Tout ce dispositif se marie parfaitement à l'histoire qui en dépit de ses apparences lumineuses est une tragédie hantée par la mort et l'absence de couleurs à laquelle on l'associe en occident: le noir. Un film où comme le dit Guy "Le soleil et la mort marchent ensemble". Les parapluies noirs qui succèdent à ceux de couleur à la fin du générique, Roland Cassard vêtu de noir tel un oiseau de mauvais augure qui vient tourner autour de l'univers pastel de Geneviève, le client qui s'entend répondre par la mère de Geneviève que "le marchand de couleurs, c'est la porte à côté" tout concourt à prendre au pied de la lettre la célébrissime chanson où Geneviève s'exclame " je ne pourrai jamais vivre sans toi, je ne pourrai pas, ne pars pas, j'en mourrai." Effectivement la séparation des amants est fatale à Geneviève. Certes elle ne meurt pas physiquement mais son mariage arrangé avec Roland Cassard signe sa mort intérieure. Roland qui depuis le premier film de Demy a tiré les leçons de son échec amoureux avec Lola et est devenu diamantaire. Guy est également transformé à jamais par cette expérience. La dernière demi-heure du film méconnue et poignante le montre de retour d'Algérie, blessé, amer, révolté, incapable de se réadapter à sa vie d'avant et à deux doigts de sombrer avant d'être sauvé par la soumise et jusque là invisible Madeleine. Le rouge sang puis l'orange remplacent alors les couleurs pastels.

A travers cette histoire, Demy dénonce l'hypocrisie des moeurs bourgeoises et les ravages de la guerre. Deux thèmes que l'on retrouve dans plusieurs de ses films. Le "Demy-monde" est rempli d'exclus ou de marginaux: fille-mère, bohémiens, transgenres... quant à la guerre, elle brise les vies et les destins (l'exemple le plus achevé étant Model Shop). L'irréalisme de la forme est donc au service d'un contenu très politique. C'est encore aujourd'hui l'une des forces du film.
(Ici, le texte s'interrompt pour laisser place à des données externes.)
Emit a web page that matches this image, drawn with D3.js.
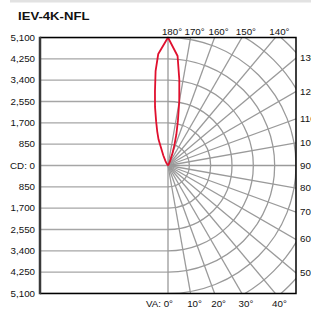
<!DOCTYPE html>
<html>
<head>
<meta charset="utf-8">
<script src="https://cdn.jsdelivr.net/npm/d3@7"></script>
<style>
  body { margin: 0; background: #fff; }
  svg { display: block; font-family: "Liberation Sans", Arial, sans-serif; }
</style>
</head>
<body>
<div id="chart"></div>
<script>
// photometric data: vertical angle (deg) and candela, two planes
var vaAngles = [180, 175, 172.5, 170, 167.5, 165, 162.5, 160, 155, 150, 145, 140];
var cdRight = [5100, 4380, 3450, 2580, 1820, 1290, 840, 520, 200, 60, 0, 0];   // drawn right of nadir line
var cdLeft = [5100, 4460, 3790, 2990, 2390, 1830, 1430, 1100, 440, 200, 80, 0]; // drawn left
var cdTicks = [5100, 4250, 3400, 2550, 1700, 850, 0, -850, -1700, -2550, -3400, -4250, -5100];
var ringValues = [850, 1700, 2550, 3400, 4250, 5100, 5950, 6800];
var gridAngles = [0, 10, 20, 30, 40, 50, 60, 70, 80, 90, 100, 110, 120, 130, 140, 150, 160, 170, 180];
var title = "IEV-4K-NFL";

var width = 311, height = 309;
var box = {left: 40, right: 296, top: 37.5, bottom: 293.5};
var cx = 168, cy = (box.top + box.bottom) / 2;

var svg = d3.select("#chart").append("svg")
    .attr("width", width)
    .attr("height", height);

// light band at the very top
svg.append("rect").attr("x", 10).attr("y", 0).attr("width", 301).attr("height", 2.5).attr("fill", "#e2e2e2");

function label(x, y, txt, anchor, size, sx, bold) {
    svg.append("text")
        .attr("transform", "translate(" + x + "," + y + ") scale(" + sx + ",1)")
        .attr("text-anchor", anchor)
        .attr("font-size", size + "px")
        .attr("font-weight", bold ? "bold" : "normal")
        .attr("fill", "#111")
        .text(txt);
}

label(18, 19.5, title, "start", 10.5, 1.25, true);

var y = d3.scaleLinear().domain([-5100, 5100]).range([box.bottom, box.top]);
var r = d3.scaleLinear().domain([0, 5100]).range([0, cy - box.top]);

svg.append("clipPath").attr("id", "clip")
    .append("rect")
    .attr("x", box.left).attr("y", box.top)
    .attr("width", box.right - box.left).attr("height", box.bottom - box.top);

var grid = svg.append("g").attr("clip-path", "url(#clip)");

// horizontal candela lines (left half)
grid.selectAll("line.h")
    .data(cdTicks)
    .enter().append("line")
    .attr("x1", box.left).attr("x2", cx)
    .attr("y1", function (d) { return y(d); })
    .attr("y2", function (d) { return y(d); })
    .attr("stroke", "#a6a6a6")
    .attr("stroke-width", 1.3);

// half rings on the right
var ringArc = d3.arc()
    .innerRadius(function (d) { return r(d); })
    .outerRadius(function (d) { return r(d); })
    .startAngle(0)
    .endAngle(Math.PI);
grid.append("g")
    .attr("transform", "translate(" + cx + "," + cy + ")")
    .selectAll("path")
    .data(ringValues)
    .enter().append("path")
    .attr("d", ringArc)
    .attr("fill", "none")
    .attr("stroke", "#9a9a9a")
    .attr("stroke-width", 1.3);

// radial lines
var far = r(9000);
grid.selectAll("line.rad")
    .data(gridAngles)
    .enter().append("line")
    .attr("x1", cx).attr("y1", cy)
    .attr("x2", function (d) { return cx + far * Math.sin(d * Math.PI / 180); })
    .attr("y2", function (d) { return cy + far * Math.cos(d * Math.PI / 180); })
    .attr("stroke", "#9a9a9a")
    .attr("stroke-width", 1.3);

// beam curve
var pts = [];
for (var i = vaAngles.length - 1; i >= 0; i--) {
    pts.push({a: vaAngles[i] * Math.PI / 180 - Math.PI, v: cdLeft[i]});
}
for (var j = 1; j < vaAngles.length; j++) {
    pts.push({a: Math.PI - vaAngles[j] * Math.PI / 180, v: cdRight[j]});
}
var beam = d3.lineRadial()
    .angle(function (d) { return d.a; })
    .radius(function (d) { return r(d.v); });
svg.append("path")
    .attr("transform", "translate(" + cx + "," + cy + ")")
    .attr("d", beam(pts))
    .attr("fill", "none")
    .attr("stroke", "#e0102e")
    .attr("stroke-width", 1.8)
    .attr("stroke-linejoin", "round");

// frame
svg.append("path")
    .attr("d", "M" + box.left + "," + box.top + "H" + box.right + "V" + box.bottom + "H" + box.left)
    .attr("fill", "none")
    .attr("stroke", "#000")
    .attr("stroke-width", 1.5);
svg.append("line")
    .attr("x1", box.left).attr("x2", box.left)
    .attr("y1", box.top - 0.75).attr("y2", box.bottom + 0.75)
    .attr("stroke", "#3a3a3a")
    .attr("stroke-width", 2.5);

// candela labels
cdTicks.forEach(function (d) {
    var t = d === 0 ? "CD: 0" : d3.format(",")(Math.abs(d));
    label(35, y(d) + 3, t, "end", 8.5, 1.15, false);
});

// angle labels where the rays leave the frame
var half = cy - box.top;
gridAngles.forEach(function (d) {
    var rad = d * Math.PI / 180;
    if (d >= 140) {
        var xt = cx + half * Math.tan(Math.PI - rad);
        label(xt + 4, 35, d + "°", "middle", 8.5, 1.15, false);
    } else if (d >= 50) {
        var yt = cy + (box.right - cx) * Math.cos(rad) / Math.sin(rad);
        label(300, yt + 3, d + "°", "start", 8.5, 1.15, false);
    } else if (d === 0) {
        label(173, 306.5, "VA: 0°", "end", 8.5, 1.15, false);
    } else {
        var xb = cx + half * Math.tan(rad);
        label(xb + 4, 306.5, d + "°", "middle", 8.5, 1.15, false);
    }
});
</script>
</body>
</html>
Comme son film suivant, Les Demoiselles de Rochefort, les Parapluies de Cherbourg est devenu un film de référence pour les jeunes réalisateurs français sans que pour autant ils ne parviennent à en retrouver la magie. Citons l'exemple du célèbre plan où Guy et Geneviève glissent comme par magie sans toucher le sol (une citation du célèbre film de Murnau l'Aurore qui est une référence majeure de Demy) et qui est reprise quasi telle quelle dans Les chansons d'amour d'Honoré.